Most of my work involves researching domains, IP addresses, and URLs to determine what is bad and what’s good. I work with the semantics of URLs, hosting infrastructure, DNS, and more. All of these are fast and easy to work with, so I’ve typically avoided exploring other options.
However, when I need to see what’s actually at a URL, I typically load up TOR or a virtual machine and visit the domain to see what’s hosted. This takes some time, but provides valuable information just from visual inspection, HTML and JavaScript source analysis, and any redirections.
Since visiting every endpoint myself isn’t practical, I’m often missing a entire world of indicators that could lead to more detection. I realized it would fun to build something where I can send a list of streaming URLs to be visually inspected and compared with similar, known-bad destinations, resulting in an alerting system and a potential new method of tracking specific phishing campaigns.

Why do you think this is an important topic?

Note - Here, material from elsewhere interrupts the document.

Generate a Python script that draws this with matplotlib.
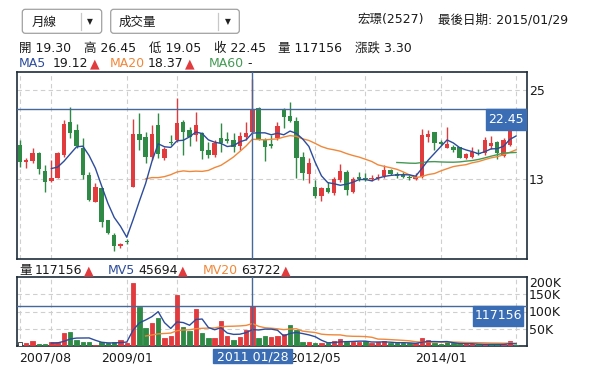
import numpy as np
import pandas as pd
import matplotlib
matplotlib.use('Agg')
import matplotlib.pyplot as plt
from matplotlib.patches import Rectangle, FancyBboxPatch
from matplotlib.transforms import Affine2D

plt.rcParams['font.family'] = ['DejaVu Sans', 'Noto Sans CJK TC']

W, H = 595, 379

# monthly candles (one entry per bar, left to right)
opens = [17.58, 15.34, 15.47, 16.50, 14.08, 12.78, 13.18, 16.23, 20.73, 19.60,
         17.13, 13.54, 9.95, 11.74, 7.47, 5.45, 4.02, 4.69, 11.97, 19.02,
         18.60, 16.00, 20.28, 15.88, 17.99, 18.26, 20.64, 19.60, 18.93, 19.15,
         16.91, 16.23, 18.57, 18.35, 18.26, 17.45, 18.62, 19.30, 22.52, 18.26,
         17.67, 18.48, 22.30, 21.54, 20.86, 16.01, 13.63, 11.88, 10.75, 11.74,
         11.07, 12.87, 13.99, 11.29, 13.31, 13.20, 13.00, 13.10, 13.40, 14.20,
         13.70, 13.50, 13.30, 13.00, 13.31, 18.70, 19.29, 18.00, 17.13, 17.36,
         17.36, 15.88, 16.00, 16.55, 16.46, 17.49, 18.03, 16.14, 17.58, 21.00]
highs = [18.26, 15.79, 17.13, 16.68, 14.89, 15.56, 16.68, 20.95, 22.75, 20.37,
         18.48, 13.99, 12.42, 11.83, 7.47, 5.68, 4.33, 4.91, 21.09, 21.85,
         19.38, 20.28, 21.85, 17.36, 18.93, 23.87, 20.95, 20.05, 22.07, 19.38,
         18.03, 18.26, 20.59, 19.38, 19.15, 19.38, 20.73, 26.45, 22.75, 18.48,
         18.93, 20.73, 22.61, 23.42, 21.40, 16.68, 15.79, 12.87, 11.97, 12.64,
         13.31, 14.98, 14.21, 13.31, 13.99, 13.80, 13.50, 13.70, 14.90, 14.40,
         13.90, 14.00, 13.60, 13.80, 19.74, 19.60, 19.38, 18.20, 20.05, 17.60,
         17.36, 16.55, 17.36, 17.04, 18.70, 18.84, 18.12, 18.57, 21.00, 21.60]
lows = [14.66, 14.53, 15.11, 13.63, 11.29, 12.64, 13.09, 16.00, 18.48, 17.13,
        13.00, 10.03, 9.86, 6.58, 5.54, 3.30, 3.75, 4.20, 11.97, 16.91,
        15.20, 15.50, 15.79, 15.60, 17.58, 18.03, 16.23, 17.49, 18.12, 15.70,
        15.79, 16.01, 16.68, 17.81, 16.68, 16.91, 18.26, 19.05, 18.26, 15.43,
        17.22, 18.26, 19.83, 20.64, 13.09, 12.87, 12.42, 10.48, 10.03, 11.07,
        10.84, 12.64, 10.84, 11.07, 12.73, 12.70, 12.70, 12.90, 13.20, 13.50,
        13.20, 13.10, 12.80, 12.90, 13.18, 17.94, 16.90, 17.60, 17.13, 16.70,
        15.79, 15.70, 15.88, 16.23, 16.23, 17.04, 15.70, 16.00, 17.40, 20.40]
closes = [15.34, 15.52, 16.46, 14.35, 12.64, 13.09, 16.50, 20.41, 19.24, 17.45,
          13.54, 10.17, 11.88, 7.25, 5.77, 4.02, 4.24, 4.46, 19.02, 18.26,
          16.01, 19.06, 16.37, 17.04, 17.81, 20.50, 19.38, 18.70, 20.28, 16.77,
          16.23, 17.81, 17.90, 18.17, 17.36, 18.80, 19.15, 22.45, 18.35, 17.36,
          17.49, 20.19, 21.40, 20.86, 15.79, 13.76, 15.11, 10.75, 11.74, 11.20,
          13.00, 14.08, 11.52, 13.00, 13.05, 13.00, 13.20, 13.30, 14.20, 13.70,
          13.40, 13.30, 13.20, 13.30, 18.93, 19.02, 17.85, 17.78, 17.75, 16.90,
          15.88, 16.32, 16.60, 16.32, 18.26, 17.80, 16.46, 18.26, 20.90, 20.60]
volumes = [10600, 7700, 14500, 4800, 4800, 10600, 10600, 36700, 39600, 17400,
           11600, 11600, 2900, 10600, 8700, 10600, 17400, 9700, 182800, 114000,
           53000, 65800, 82200, 24200, 29000, 148000, 56000, 43500, 107000, 36700,
           24200, 24200, 72500, 30000, 17400, 27000, 46400, 117156, 24200, 30000,
           27000, 30000, 33800, 61000, 45000, 10600, 10600, 7700, 9700, 7700,
           14500, 20300, 10600, 12600, 12600, 14500, 7700, 10600, 14500, 7700,
           7700, 7700, 7700, 7700, 24000, 17400, 7700, 4800, 10600, 7700,
           4800, 4800, 4800, 4800, 4800, 4800, 4800, 4800, 14500, 2900]

x_labels = ['2007/08', '2009/01', '2012/05', '2014/01']
x_label_pos = [4, 17, 47, 67]
grid_pos = [0, 5, 17, 25, 47, 55, 67, 79]
cross_idx = 37
cross_date = '2011 01/28'

UP = '#e23b3e'
DOWN = '#2f8a46'
C_MA5 = '#2c4c9c'
C_MA20 = '#f0883a'
C_MA60 = '#449a55'
CROSS = '#45699a'
BOXC = '#3a6db3'
TXT = '#1a1a1a'
GRID = '#cfcfcf'
FRAME = '#1e2d3b'

idx = np.arange(len(closes))
s = pd.Series(closes)
ma5 = s.rolling(5).mean().values
ma20 = s.rolling(20).mean().values
ma60 = s.rolling(60).mean().values
ma5[:5] = np.nan
ma20[:20] = np.nan
ma60[:60] = np.nan
v = pd.Series(volumes, dtype=float)
mv5 = v.rolling(5).mean().values
mv20 = v.rolling(20).mean().values
mv5[:5] = np.nan
mv20[:20] = np.nan

fig = plt.figure(figsize=(W / 100, H / 100), dpi=100)
fig.patch.set_facecolor('white')
# pixel coords, origin at top left
pix = Affine2D().scale(1, -1).translate(0, H).scale(0.01) + fig.dpi_scale_trans

ax1 = fig.add_axes([17 / W, 1 - 259 / H, 510 / W, 187 / H])
ax2 = fig.add_axes([17 / W, 1 - 346 / H, 510 / W, 69 / H])

for ax in (ax1, ax2):
    ax.set_xlim(-0.48, 80.73)
    for sp in ax.spines.values():
        sp.set_color(FRAME)
        sp.set_linewidth(1.2)
    for g in grid_pos:
        ax.axvline(g, color=GRID, lw=0.8, ls=(0, (4, 3)), zorder=0)
    ax.yaxis.tick_right()
    ax.tick_params(length=0, labelsize=9, colors=TXT, pad=1.5)

# price panel
ax1.set_ylim(2.22, 27.42)
ax1.set_yticks([13, 25])
ax1.set_yticklabels(['13', '25'])
ax1.set_xticks([])
for yv in [13, 25]:
    ax1.axhline(yv, color=GRID, lw=0.8, ls=(0, (4, 3)), zorder=0)

for i in idx:
    o, hi, lo, c = opens[i], highs[i], lows[i], closes[i]
    col = UP if c >= o else DOWN
    ax1.vlines(i, lo, hi, color=col, lw=1.0, zorder=2)
    ax1.bar(i, max(abs(c - o), 0.12), bottom=min(o, c), width=0.7, color=col,
            zorder=3, linewidth=0)

ax1.plot(idx, ma20, color=C_MA20, lw=1.0, zorder=4)
ax1.plot(idx, ma60, color=C_MA60, lw=1.0, zorder=4)
ax1.plot(idx, ma5, color=C_MA5, lw=1.0, zorder=5)

ax1.axvline(cross_idx, color=CROSS, lw=1.0, zorder=6)
ax1.axhline(closes[cross_idx], color=CROSS, lw=1.0, zorder=6)

# volume panel
ax2.set_ylim(0, 200000)
ax2.set_yticks([50000, 100000, 150000, 200000])
ax2.set_yticklabels(['50K', '100K', '150K', '200K'])
ax2.get_yticklabels()[-1].set_verticalalignment('top')
for yv in [50000, 100000, 150000]:
    ax2.axhline(yv, color=GRID, lw=0.8, ls=(0, (4, 3)), zorder=0)

vcols = ['white'] + [UP if closes[i] >= closes[i - 1] else DOWN for i in idx[1:]]
vedge = ['#333333'] + vcols[1:]
ax2.bar(idx, volumes, width=0.7, color=vcols, edgecolor=vedge, linewidth=0.6, zorder=3)
ax2.plot(idx, mv20, color=C_MA20, lw=1.0, zorder=4)
ax2.plot(idx, mv5, color=C_MA5, lw=1.0, zorder=5)
ax2.axvline(cross_idx, color=CROSS, lw=1.0, zorder=6)
ax2.axhline(volumes[cross_idx], color=CROSS, lw=1.0, zorder=6)

ax2.set_xticks(x_label_pos)
ax2.set_xticklabels(x_labels)
ax2.tick_params(axis='x', pad=4)

# crosshair value boxes (anchored to the data point)
def to_pix(ax, x, y):
    dx, dy = ax.transData.transform((x, y))
    return dx, H - dy

_, py = to_pix(ax1, cross_idx, closes[cross_idx])
fig.patches.append(Rectangle((486, py), 40, 21, transform=pix, color=BOXC, zorder=8))
fig.text(506, py + 10.5, '%.2f' % closes[cross_idx], transform=pix, color='white',
         fontsize=9, ha='center', va='center', zorder=9)

_, vy = to_pix(ax2, cross_idx, volumes[cross_idx])
fig.patches.append(Rectangle((473, vy), 50, 20, transform=pix, color=BOXC, zorder=8))
fig.text(498, vy + 10, str(volumes[cross_idx]), transform=pix, color='white',
         fontsize=9, ha='center', va='center', zorder=9)

cx, _ = to_pix(ax2, cross_idx, 0)
fig.patches.append(Rectangle((cx - 39.5, 349), 79, 14, transform=pix, color=BOXC, zorder=8))
fig.text(cx, 360, cross_date, transform=pix, color='white', fontsize=9,
         ha='center', va='baseline', zorder=9)

# top controls
def txt(x, y, s, color=TXT, size=9, **kw):
    fig.text(x, y, s, transform=pix, color=color, fontsize=size, va='baseline', **kw)

for (x0, w, div, arrow, label, lx) in [(22.3, 79.4, 81, 89.5, '月線', 32),
                                       (110.7, 128.6, 218, 228, '成交量', 119)]:
    fig.patches.append(FancyBboxPatch((x0, 9.3), w, 24, boxstyle='round,pad=0,rounding_size=3',
                                      transform=pix, facecolor='white', edgecolor='#a0a0a0',
                                      linewidth=0.9))
    fig.lines.append(plt.Line2D([div, div], [13, 30], transform=pix, color='#c8c8c8', lw=0.9))
    fig.text(arrow, 21.5, '▼', transform=pix, fontsize=5.5, color='#222222',
             ha='center', va='center')
    txt(lx, 25.5, label)

txt(358, 23.3, '宏璟(2527)')
txt(438, 23.3, '最後日期: 2015/01/29')

for s_, x in [('開 19.30', 19), ('高 26.45', 84), ('低 19.05', 149),
              ('收 22.45', 214), ('量 117156', 278), ('漲跌 3.30', 355)]:
    txt(x, 51.7, s_)

for s_, x, c in [('MA5', 19, C_MA5), ('19.12', 53, TXT), ('▲', 90, UP),
                 ('MA20', 110, C_MA20), ('18.37', 148, TXT), ('▲', 185, UP),
                 ('MA60', 209, C_MA60), ('-', 247, TXT)]:
    txt(x, 67, s_, color=c)

for s_, x, c in [('量', 19, TXT), ('117156', 35, TXT), ('▲', 84, UP),
                 ('MV5', 108, C_MA5), ('45694', 138, TXT), ('▲', 178, UP),
                 ('MV20', 203, C_MA20), ('63722', 241, TXT), ('▲', 281, UP)]:
    txt(x, 274, s_, color=c)

fig.savefig('out.png', dpi=100)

This is a new way to look for malicious activities that can supplement the actions we in the security industry already employ. It also explores creative methods of exploration that can lead to new types of analysis and discovery. I initially was a little wary of this technique as it involves actually visiting a potentially malicious destination, but computing is cheap and plentiful, and it’s OK to do more than passive analysis if you take measures to obfuscate who you are and what you’re trying to do.

Is there something you want everybody to know – some good advice for our readers maybe?

I’m going to show some outside-the-box thinking and methodologies that will hopefully leave you wanting to contribute or explore new methods of analysis, detection, and reporting. I try to make doing security a fun activity.

A prediction for the future – what do you think will be the next innovations or future downfalls when it comes to your field of expertise / the topic of your talk in particular?

On the topic of phishing in general, generative AI is already allowing threat actors to make more convincing phishing emails, with text properly written in the recipient’s language. As phishing will more easily fool its victims, analysis techniques will need to become more advanced and work at a larger scale.

Josh Pyorre is a Security Researcher with Cisco Talos. He’s been in security since 2000 with NASA, Mandiant, and other organizations. Josh has presented at many conferences, such as DEFCON, B-Sides, Derbycon, DeepSec, Qubit, and others. His professional interests involve network, computer and data security with a goal of maintaining and improving the security of as many systems and networks as possible. He writes dark electronic music under the name Die Vortex.